## TASK DETAILS
Return verbatim everything from the first line through the line that contains "0.80, 0.85, 0.90]", and stop there.

## SUPPLIED MATERIAL

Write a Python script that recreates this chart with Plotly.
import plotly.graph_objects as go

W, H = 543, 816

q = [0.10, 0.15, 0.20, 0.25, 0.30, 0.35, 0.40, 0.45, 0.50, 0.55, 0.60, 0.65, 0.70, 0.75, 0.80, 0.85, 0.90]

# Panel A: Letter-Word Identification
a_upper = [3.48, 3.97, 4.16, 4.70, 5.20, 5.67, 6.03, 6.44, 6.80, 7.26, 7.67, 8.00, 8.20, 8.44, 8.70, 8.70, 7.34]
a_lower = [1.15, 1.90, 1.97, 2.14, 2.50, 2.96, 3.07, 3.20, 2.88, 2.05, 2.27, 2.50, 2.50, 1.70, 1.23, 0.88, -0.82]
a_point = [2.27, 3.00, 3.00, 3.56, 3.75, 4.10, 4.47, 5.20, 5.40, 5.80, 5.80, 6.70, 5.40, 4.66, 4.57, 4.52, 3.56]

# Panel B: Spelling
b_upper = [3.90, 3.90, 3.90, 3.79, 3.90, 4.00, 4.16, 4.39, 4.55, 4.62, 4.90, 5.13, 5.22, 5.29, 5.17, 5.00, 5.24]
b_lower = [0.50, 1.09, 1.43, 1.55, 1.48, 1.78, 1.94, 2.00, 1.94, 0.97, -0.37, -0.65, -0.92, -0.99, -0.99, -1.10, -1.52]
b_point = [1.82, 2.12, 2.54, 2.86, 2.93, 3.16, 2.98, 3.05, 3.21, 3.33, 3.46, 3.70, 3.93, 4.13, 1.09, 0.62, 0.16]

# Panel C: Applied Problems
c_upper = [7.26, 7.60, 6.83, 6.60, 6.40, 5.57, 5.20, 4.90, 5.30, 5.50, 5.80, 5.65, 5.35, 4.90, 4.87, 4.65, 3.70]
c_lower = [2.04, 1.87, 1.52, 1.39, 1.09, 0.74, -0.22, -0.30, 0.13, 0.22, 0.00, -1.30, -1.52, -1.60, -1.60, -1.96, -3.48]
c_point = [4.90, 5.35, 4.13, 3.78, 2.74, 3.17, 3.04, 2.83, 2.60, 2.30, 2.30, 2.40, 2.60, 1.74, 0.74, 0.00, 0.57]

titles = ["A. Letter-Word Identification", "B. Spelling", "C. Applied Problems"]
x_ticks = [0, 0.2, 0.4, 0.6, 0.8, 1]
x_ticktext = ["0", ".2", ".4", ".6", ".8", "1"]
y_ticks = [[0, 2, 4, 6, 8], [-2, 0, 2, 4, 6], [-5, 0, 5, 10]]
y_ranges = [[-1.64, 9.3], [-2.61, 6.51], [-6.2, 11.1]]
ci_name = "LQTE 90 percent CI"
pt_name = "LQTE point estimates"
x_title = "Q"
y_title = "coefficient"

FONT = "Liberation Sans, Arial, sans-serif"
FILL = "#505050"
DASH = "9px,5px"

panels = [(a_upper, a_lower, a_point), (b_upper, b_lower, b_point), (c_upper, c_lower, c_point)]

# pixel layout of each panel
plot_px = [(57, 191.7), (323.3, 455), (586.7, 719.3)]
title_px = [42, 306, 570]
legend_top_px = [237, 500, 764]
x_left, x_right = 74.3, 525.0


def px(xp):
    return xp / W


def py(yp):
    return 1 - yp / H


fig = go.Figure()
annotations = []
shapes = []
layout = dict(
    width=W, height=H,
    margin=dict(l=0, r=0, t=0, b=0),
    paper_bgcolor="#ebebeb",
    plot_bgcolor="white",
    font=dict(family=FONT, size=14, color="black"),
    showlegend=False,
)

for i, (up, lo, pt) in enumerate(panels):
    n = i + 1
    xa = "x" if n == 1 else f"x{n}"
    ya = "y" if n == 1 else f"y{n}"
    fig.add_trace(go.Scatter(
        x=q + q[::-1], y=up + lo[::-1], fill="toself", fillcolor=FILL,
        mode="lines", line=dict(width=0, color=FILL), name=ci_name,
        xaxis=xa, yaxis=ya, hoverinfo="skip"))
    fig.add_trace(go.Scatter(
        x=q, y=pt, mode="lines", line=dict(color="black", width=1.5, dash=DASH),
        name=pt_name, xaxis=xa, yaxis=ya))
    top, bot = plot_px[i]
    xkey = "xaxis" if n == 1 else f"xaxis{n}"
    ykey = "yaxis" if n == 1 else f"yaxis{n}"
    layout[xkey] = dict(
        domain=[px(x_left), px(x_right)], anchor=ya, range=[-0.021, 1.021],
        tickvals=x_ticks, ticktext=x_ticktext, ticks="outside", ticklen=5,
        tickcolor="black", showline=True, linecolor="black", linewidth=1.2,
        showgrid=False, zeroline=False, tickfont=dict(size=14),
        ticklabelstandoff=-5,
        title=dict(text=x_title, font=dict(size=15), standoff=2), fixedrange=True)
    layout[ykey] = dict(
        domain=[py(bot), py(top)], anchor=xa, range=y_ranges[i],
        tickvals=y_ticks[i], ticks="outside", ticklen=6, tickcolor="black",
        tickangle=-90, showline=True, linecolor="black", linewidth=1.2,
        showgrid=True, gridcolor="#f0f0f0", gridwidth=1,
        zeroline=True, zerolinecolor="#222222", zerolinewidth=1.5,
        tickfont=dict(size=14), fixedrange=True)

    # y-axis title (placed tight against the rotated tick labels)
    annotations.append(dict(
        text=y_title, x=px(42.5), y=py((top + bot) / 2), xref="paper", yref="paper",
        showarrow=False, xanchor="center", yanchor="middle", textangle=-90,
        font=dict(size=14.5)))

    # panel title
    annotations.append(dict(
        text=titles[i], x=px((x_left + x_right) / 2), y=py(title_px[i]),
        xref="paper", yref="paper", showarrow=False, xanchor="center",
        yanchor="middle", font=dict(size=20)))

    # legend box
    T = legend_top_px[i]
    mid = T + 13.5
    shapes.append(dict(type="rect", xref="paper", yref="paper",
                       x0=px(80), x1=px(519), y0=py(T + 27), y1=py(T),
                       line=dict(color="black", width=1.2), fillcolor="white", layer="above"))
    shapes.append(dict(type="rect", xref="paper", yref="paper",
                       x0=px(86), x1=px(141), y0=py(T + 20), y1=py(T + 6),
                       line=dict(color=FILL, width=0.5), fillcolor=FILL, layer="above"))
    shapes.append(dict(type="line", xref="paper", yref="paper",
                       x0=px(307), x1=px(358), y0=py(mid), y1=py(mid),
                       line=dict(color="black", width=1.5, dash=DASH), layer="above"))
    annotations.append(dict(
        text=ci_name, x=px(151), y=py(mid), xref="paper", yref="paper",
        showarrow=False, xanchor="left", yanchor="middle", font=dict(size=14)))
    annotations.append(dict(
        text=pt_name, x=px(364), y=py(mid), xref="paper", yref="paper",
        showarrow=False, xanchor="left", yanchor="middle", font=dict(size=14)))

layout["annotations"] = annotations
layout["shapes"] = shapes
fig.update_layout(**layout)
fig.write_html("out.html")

## TASK SOLUTION
Write a Python script that recreates this chart with Plotly.
import plotly.graph_objects as go

W, H = 543, 816

q = [0.10, 0.15, 0.20, 0.25, 0.30, 0.35, 0.40, 0.45, 0.50, 0.55, 0.60, 0.65, 0.70, 0.75, 0.80, 0.85, 0.90]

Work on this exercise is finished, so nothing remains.